Эйнар предложил разделиться. Увести след на восток и затеряться за границей, а мы втроем пойдем дальше. Вглубь. Мятежники согласились.
На третью ночь, когда Илана заснула, Эйнар решил заговорить:
— Ты уверена в ней?
— Ты не первый, кто задает мне этот вопрос. Но я и сама не знаю. Иногда кажется, что она совсем ребенок. Глупый и несмышленый. И так похожий на меня. Той, кем была когда-то.
— Может, внешне, — не согласился он, — Но она слабая. Словно желе. Совсем нет стержня.
— Не знаю, что тебе ответить на это. Она искренне верит, что является наследницей, а я не стану переубеждать. Ей пришлось многое пережить. Смерть родителей, предательство, это скитание по стране, плен у ведьм.
— И ты винишь себя?
— Я отпустила.
— Она не ребенок. И если хочет быть королевой, тогда должна научиться защищаться, и не только. А здесь и сейчас она ничто. Мятежникам нужен тот, кто поведет их за собой, а не эта бледная, никчемная моль.
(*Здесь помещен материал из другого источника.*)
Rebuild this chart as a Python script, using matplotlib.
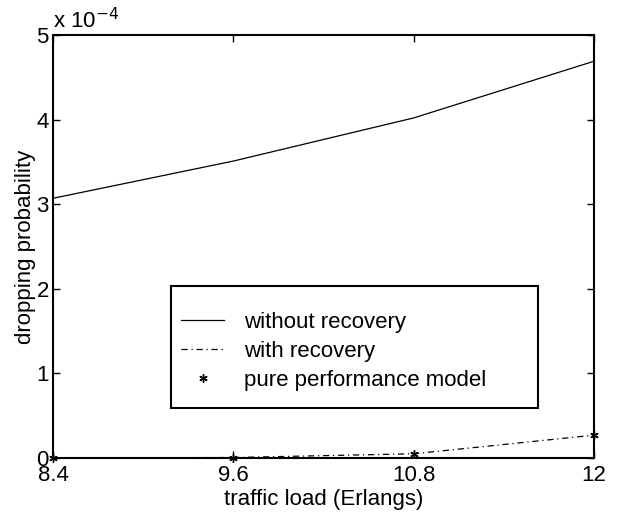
import matplotlib
matplotlib.use("Agg")
from matplotlib import pyplot as plt
from matplotlib.ticker import FuncFormatter
from matplotlib.patches import Rectangle

plt.rcParams['font.family'] = ['Liberation Sans', 'DejaVu Sans']

load = [8.4, 9.6, 10.8, 12.0]
without_recovery = [3.07e-4, 3.51e-4, 4.02e-4, 4.69e-4]
with_recovery = [0.0, 0.006e-4, 0.05e-4, 0.27e-4]
pure_model = [0.0, 0.006e-4, 0.05e-4, 0.27e-4]

fs = 16
fig = plt.figure(figsize=(6.19, 5.18), dpi=100)
ax = fig.add_axes([0.0856, 0.1158, 0.874, 0.8166])

ax.plot(load, without_recovery, 'k-', linewidth=0.9, label='without recovery')
ax.plot(load, with_recovery, color='k', linewidth=0.9, dashes=[5, 3, 1, 3], label='with recovery')
ax.plot(load, pure_model, color='k', marker=(6, 2, 0), markersize=6, markeredgewidth=1,
        linestyle='none', clip_on=False, label='pure performance model')

ax.set_xlim(8.4, 12)
ax.set_ylim(0, 5e-4)
ax.set_xticks(load)
ax.set_xticklabels(['8.4', '9.6', '10.8', '12'])
ax.set_yticks([i * 1e-4 for i in range(6)])
ax.yaxis.set_major_formatter(FuncFormatter(lambda v, p: '%g' % round(v / 1e-4, 6)))

ax.tick_params(direction='in', top=True, right=True, labelsize=fs, length=5, width=1)
ax.tick_params(axis='x', pad=5)
ax.tick_params(axis='y', pad=3)
for s in ax.spines.values():
    s.set_linewidth(1.5)

ax.text(0.0, 1.005, r'x 10$^{-4}$', transform=ax.transAxes, fontsize=fs, va='bottom', ha='left')

ax.set_xlabel('traffic load (Erlangs)', fontsize=fs, labelpad=2)
ax.set_ylabel('dropping probability', fontsize=fs, labelpad=0)

# legend box drawn by hand, entries placed inside it
x0, x1, y0, y1 = 0.218, 0.8965, 0.118, 0.4066
ax.add_patch(Rectangle((x0, y0), x1 - x0, y1 - y0, transform=ax.transAxes,
                       fill=True, facecolor='white', edgecolor='k', linewidth=1.5, zorder=4))
leg = ax.legend(loc='center left', bbox_to_anchor=(x0, (y0 + y1) / 2 - 0.01), fontsize=fs,
                frameon=False, handlelength=1.95, handletextpad=0.9, borderpad=0.45,
                labelspacing=0.36, borderaxespad=0)
leg.set_zorder(5)

fig.savefig('out.png', dpi=100)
— Значит, она станет такой.
— Твоя опека только вредит.
— И что ты предлагаешь? Бросить ее здесь?
— Ты слишком привязалась к ней. Слишком беспокоишься. Материнский инстинкт проснулся?
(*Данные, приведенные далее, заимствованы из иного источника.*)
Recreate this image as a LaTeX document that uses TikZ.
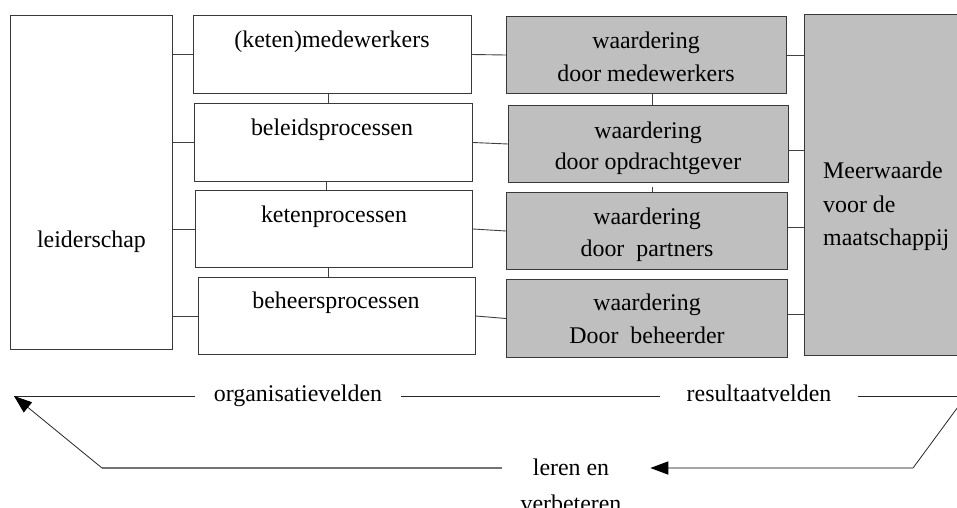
\documentclass[tikz,border=0pt]{standalone}
\usepackage{fontspec}
\setmainfont{Liberation Serif}
\usetikzlibrary{arrows.meta}
\begin{document}
\begin{tikzpicture}[x=1pt,y=-1pt,
  box/.style={draw=black!78, line width=1pt, inner sep=0pt, anchor=north west},
  wbox/.style={box, fill=black!25},
  txt/.style={font=\fontsize{23.9}{32}\selectfont, inner sep=0pt, anchor=base},
  conn/.style={draw=black!75, line width=0.9pt},
  flow/.style={line width=1pt, draw=black!85},
  tip/.style={-{Triangle[length=18pt,width=13pt,color=black]}}]
\useasboundingbox (0,0) rectangle (957,507);
\clip (0,0) rectangle (957,507);
% boxes
\node[box, minimum width=162pt, minimum height=334pt] (lead) at (10,15) {};
\node[txt] (leadt) at (91.5,247) {leiderschap};
\node[box, minimum width=278pt, minimum height=78pt] (k1) at (193,15) {};
\node[box, minimum width=278pt, minimum height=78pt] (k2) at (194,103) {};
\node[box, minimum width=277pt, minimum height=77pt] (k3) at (195,190) {};
\node[box, minimum width=277pt, minimum height=77pt] (k4) at (198,277) {};
\node[txt] (k1t) at (332,47) {(keten)medewerkers};
\node[txt] (k2t) at (332,135) {beleidsprocessen};
\node[txt] (k3t) at (334,222) {ketenprocessen};
\node[txt] (k4t) at (336,308) {beheersprocessen};
\node[wbox, minimum width=280pt, minimum height=77pt] (w1) at (506,16) {};
\node[wbox, minimum width=280pt, minimum height=77pt] (w2) at (508,105) {};
\node[wbox, minimum width=281pt, minimum height=77pt] (w3) at (506,192) {};
\node[wbox, minimum width=281pt, minimum height=78pt] (w4) at (506,279) {};
\node[txt] (w1a) at (646,48) {waardering};
\node[txt] (w1b) at (646,81) {door medewerkers};
\node[txt] (w2a) at (648,138) {waardering};
\node[txt] (w2b) at (648,169) {door opdrachtgever};
\node[txt] (w3a) at (647,224) {waardering};
\node[txt] (w3b) at (647,256) {door\ \ partners};
\node[txt] (w4a) at (647,310) {waardering};
\node[txt] (w4b) at (647,343) {Door\ \ beheerder};
\node[wbox, minimum width=170pt, minimum height=341pt] (meer) at (804,14) {};
\node[txt, anchor=base west] (m1) at (823,178) {Meerwaarde};
\node[txt, anchor=base west] (m2) at (823,212) {voor de};
\node[txt, anchor=base west] (m3) at (823,245) {maatschappij};
% connectors leiderschap -> boxes
\draw[conn] (lead.east |- k1.west) -- (k1.west);
\draw[conn] (lead.east |- k2.west) -- (k2.west);
\draw[conn] (lead.east |- k3.west) -- (k3.west);
\draw[conn] (lead.east |- k4.west) -- (k4.west);
% boxes -> waardering
\draw[conn] (k1.east) -- (w1.west);
\draw[conn] (k2.east) -- (w2.west);
\draw[conn] (k3.east) -- (w3.west);
\draw[conn] (k4.east) -- (w4.west);
% waardering -> meerwaarde
\draw[conn] (w1.east |- 0,55) -- (meer.west |- 0,55);
\draw[conn] (w2.east |- 0,150) -- (meer.west |- 0,150);
\draw[conn] (w3.east |- 0,227) -- (meer.west |- 0,227);
\draw[conn] (w4.east |- 0,314) -- (meer.west |- 0,314);
% vertical links
\draw[conn] (k1.south -| 328,0) -- (k2.north -| 328,0);
\draw[conn] (k2.south -| 326,0) -- (k3.north -| 326,0);
\draw[conn] (k3.south -| 328,0) -- (k4.north -| 328,0);
\draw[conn] (w1.south -| 652,0) -- (w2.north -| 652,0);
\draw[conn] (652,187) -- (w3.north -| 652,0);
% bottom field line
\coordinate (tl) at (14,396);
\coordinate (tr) at (966,396);
\coordinate (br) at (913,468);
\coordinate (bl) at (102,468);
\node[txt, inner xsep=19pt] (org) at (298,401.5) {organisatievelden};
\node[txt, inner xsep=26pt] (res) at (759,401.5) {resultaatvelden};
\draw[flow] (tl) -- (org.west |- tl);
\draw[flow] (org.east |- tl) -- (res.west |- tl);
\draw[flow] (res.east |- tl) -- (tr);
% learning loop
\node[txt] (le1) at (571,475) {leren en};
\node[txt] (le2) at (571,511) {verbeteren};
\draw[line width=0.8pt, draw=black!85] (tr) -- (br);
\draw[line width=1.6pt, draw=black!35, tip] (br) -- ([xshift=41pt]le1.east |- br);
\draw[line width=1.6pt, draw=black!55] ([xshift=-31pt]le1.west |- bl) -- (bl);
\draw[line width=0.8pt, draw=black!85, tip] (bl) -- (tl);
\end{tikzpicture}
\end{document}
— Заткнись, — беззлобно отмахнулась я.
Он прав. Во всем.
— Когда мы доберемся до повстанцев, ты оставишь ее. От физической расправы они защитят, но она должна будет сама понять и себя, и свои возможности.
— Это как бросить слепого котенка в озеро и гадать, выплывет или нет. Жестоко.
— Нет. Рационально.
Он говорил, а я сама понимала справедливость его слов. Сама о том же думала и не раз. Решено. Я сделаю так, как хочет Эйнар. Займусь своими личными делами. Поговорю с Максом, чтобы убрал Азраэля подальше. Я чувствовала где-то внутри на уровне интуиции, что наш спор еще не закончен. Он готовит что-то. Подлянку. Надеюсь только, она не станет фатальной для нас всех.
— Эйнар, а ты побратим?
— Твой дружок сказал?
— Нет. Просто я вижу это сейчас. У тебя даже запах особый. И это слово: «преяр»…
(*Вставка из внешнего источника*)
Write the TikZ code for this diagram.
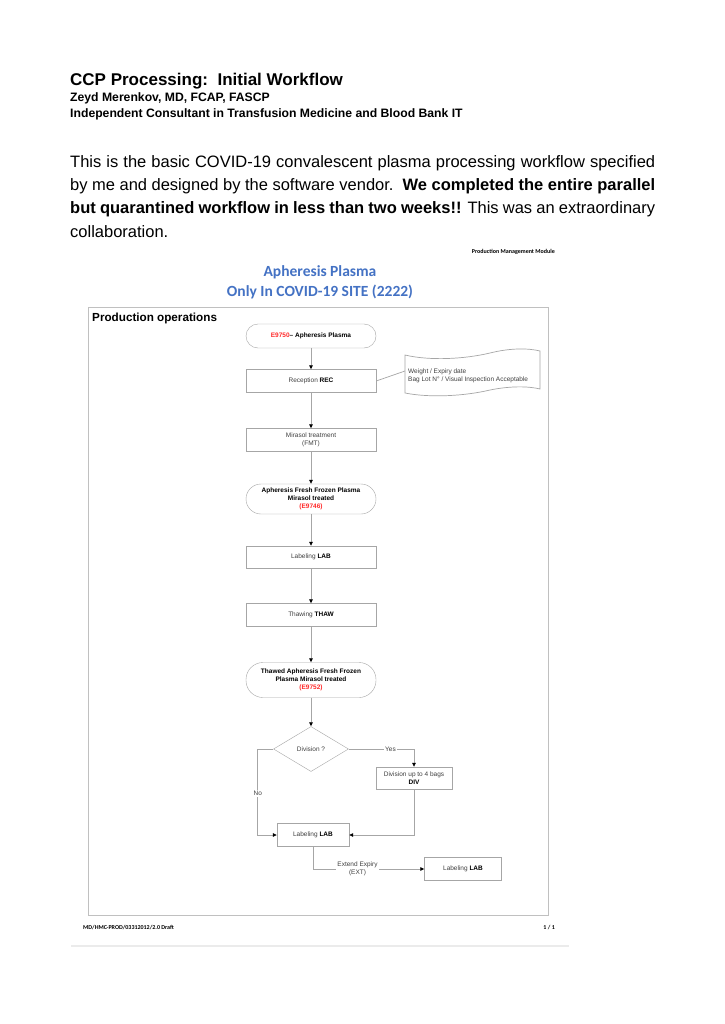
\documentclass[tikz,border=0pt]{standalone}
\usepackage{fontspec}
\setmainfont{Liberation Sans}
\newfontfamily\calibri{Carlito}
\usetikzlibrary{positioning, shapes.geometric, arrows.meta, calc}
\usepackage{xcolor}
\definecolor{ccpblue}{HTML}{4472C4}
\definecolor{ccpred}{HTML}{FF2A2A}
\definecolor{ccpline}{HTML}{A6A6A6}
\definecolor{ccptext}{HTML}{404040}
\definecolor{ccpframe}{HTML}{C0C0C0}
\definecolor{ccprule}{HTML}{EBEBEB}

\begin{document}
\begin{tikzpicture}[x=1pt, y=-1pt, font=\fontsize{6.5}{8}\selectfont,
    op/.style={draw=ccpline, fill=white, minimum width=130pt, minimum height=23pt,
               inner sep=1pt, align=center, text=ccptext},
    term/.style={op, rounded corners=12pt, text=black, font=\fontsize{6.5}{8}\selectfont\bfseries},
    dec/.style={diamond, draw=ccpline, fill=white, minimum width=75pt, minimum height=45pt,
                inner sep=0pt, text=ccptext},
    flow/.style={draw=ccpline, line width=0.7pt, -{Triangle[length=4pt, width=3.5pt, color=black]}},
    lbl/.style={fill=white, inner sep=1pt, text=ccptext},
    bodyline/.style={anchor=base west, inner sep=0pt, font=\fontsize{16.5}{23}\selectfont}]
    \fill[white] (0,0) rectangle (724,1024);
    \useasboundingbox (0,0) rectangle (724,1024);

    % page heading
    \node[anchor=base west, inner sep=0pt, font=\fontsize{17}{20}\selectfont\bfseries] (title) at (70,86)
      {CCP Processing:\ \ Initial Workflow};
    \node[anchor=base west, inner sep=0pt, font=\fontsize{12.2}{15}\selectfont\bfseries] (author) at (70,102)
      {Zeyd Merenkov, MD, FCAP, FASCP};
    \node[anchor=base west, inner sep=0pt, font=\fontsize{12.2}{15}\selectfont\bfseries] (affil) at (70,118)
      {Independent Consultant in Transfusion Medicine and Blood Bank IT};
    \node[bodyline] (body1) at (70,168) {\makebox[585pt][s]{This is the basic COVID-19 convalescent plasma processing workflow specified}};
    \node[bodyline] (body2) at (70,191) {\makebox[585pt][s]{by me and designed by the software vendor.\ \ \textbf{We completed the entire parallel}}};
    \node[bodyline] (body3) at (70,214) {\makebox[585pt][s]{\textbf{but quarantined workflow in less than two weeks!!} This was an extraordinary}};
    \node[bodyline] (body4) at (70,237) {collaboration.};

    % scanned document
    \node[anchor=east, inner sep=0pt, font=\calibri\bfseries\fontsize{6}{7}\selectfont] (module) at (555,252)
      {Production Management Module};
    \node[align=center, inner sep=0pt, text=ccpblue, font=\calibri\bfseries\fontsize{15.5}{20}\selectfont] (head) at (320,282)
      {Apheresis Plasma\\Only In COVID-19 SITE (2222)};
    \node[draw=ccpframe, line width=0.8pt, anchor=north west, inner sep=0pt,
          minimum width=460pt, minimum height=608pt] (frame) at (88,307) {};
    \node[anchor=base west, inner sep=0pt, font=\fontsize{11.7}{14}\selectfont\bfseries] (ops) at (92,321)
      {Production operations};

    \node[term, minimum height=24pt] (start) at (311,336) {\textcolor{ccpred}{E9750}-- Apheresis Plasma};
    \node[op] (rec) at (311,381) {Reception \textbf{\color{black}REC}};
    \node[op] (fmt) at (311,440) {Mirasol treatment\\(FMT)};
    \node[term, minimum height=30pt, rounded corners=15pt] (ffp) at (311,499)
      {Apheresis Fresh Frozen Plasma\\Mirasol treated\\\textcolor{ccpred}{(E9746)}};
    \node[op, minimum height=22pt] (lab) at (311,557) {Labeling \textbf{\color{black}LAB}};
    \node[op] (thaw) at (311,615) {Thawing \textbf{\color{black}THAW}};
    \node[term, minimum height=35pt, rounded corners=17pt] (tffp) at (311,680)
      {Thawed Apheresis Fresh Frozen\\Plasma Mirasol treated\\\textcolor{ccpred}{(E9752)}};
    \node[dec] (divq) at (311,749) {Division ?};
    \node[op, minimum width=76pt, minimum height=22pt] (div) at (414,778)
      {Division up to 4 bags\\\textbf{\color{black}DIV}};
    \node[op, minimum width=72pt] (labno) at (313,835) {Labeling \textbf{\color{black}LAB}};
    \node[op, minimum width=77pt] (labext) at (463,869) {Labeling \textbf{\color{black}LAB}};

    % note on reception
    \draw[ccpline, line width=0.7pt, fill=white] (405,355) .. controls (430,361) and (465,359) .. (490,353)
      .. controls (510,348) and (528,348) .. (540,351) -- (540,389)
      .. controls (528,386) and (510,386) .. (490,390) .. controls (465,396) and (430,398) .. (405,393) -- cycle;
    \node[anchor=west, align=left, inner sep=0pt, text=ccptext] (note) at (408,376)
      {Weight / Expiry date\\Bag Lot N° / Visual Inspection Acceptable};
    \coordinate (notein) at (405,371);
    \draw[ccpline, line width=0.7pt] (rec.east) -- (notein);

    \draw[flow] (start) -- (rec);
    \draw[flow] (rec) -- (fmt);
    \draw[flow] (fmt) -- (ffp);
    \draw[flow] (ffp) -- (lab);
    \draw[flow] (lab) -- (thaw);
    \draw[flow] (thaw) -- (tffp);
    \draw[flow] (tffp) -- (divq);
    \draw[flow] (divq.east) -| node[lbl, pos=0.32] {Yes} (div.north);
    \draw[flow] (divq.west) -| node[lbl, pos=0.76] {No} ([xshift=-19pt]labno.west) -- (labno.west);
    \draw[flow] (div.south) |- (labno.east);
    \draw[flow] (labno.south) |- node[lbl, pos=0.7, align=center] {Extend Expiry\\(EXT)} (labext.west);

    % footer
    \node[anchor=base west, inner sep=0pt, font=\calibri\bfseries\fontsize{6}{7}\selectfont] (docref) at (83,929)
      {MD/HMC-PROD/03312012/2.0 Draft};
    \node[anchor=base east, inner sep=0pt, font=\calibri\bfseries\fontsize{6}{7}\selectfont] (pageno) at (555,929)
      {1 / 1};
    \draw[ccprule, line width=1.2pt] (71,946) -- (569,946);
\end{tikzpicture}
\end{document}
— Да. Моя мама была побратимом. Отец, как ты знаешь, нет. А у таких пар со стопроцентной гарантией появляются именно такие дети.
— А у двух побратимов?
— Это редкость. Знаешь, я много читал об этом в свое время. Побратимы находят своих ли-ин, но исключительно среди других рас. Это своеобразная защита природы, разбавление крови свежим притоком. Это правильно. Мы с тобой дети природы. Можем слышать ее, лечить, помогать. И она тоже не оставляет своих детей в беде. Если соединяются два побратима, то их плод либо наделен огромной силой, либо пустой. Ничто.
— Ты так и не встретил своего халфа?
— Нет. Я ничего не чувствую. Но нас много таких. Не замечала?
— В Адеоне?
— Да. Наши народы были слишком сильно переплетены.
— Погоди. Но Гвинерва тоже была побратимом, а Рейвен нет. Как так?
— Она была пустой. Побратим, дочь двух побратимов. Без силы, без власти, пустышка. Вся ее сила отразилась в сыне.
— А ты бы хотел встретить его?
— Не знаю. Я привык быть таким. Это дает постоянство и спокойствие. Просто вижу, как бесится мой брат.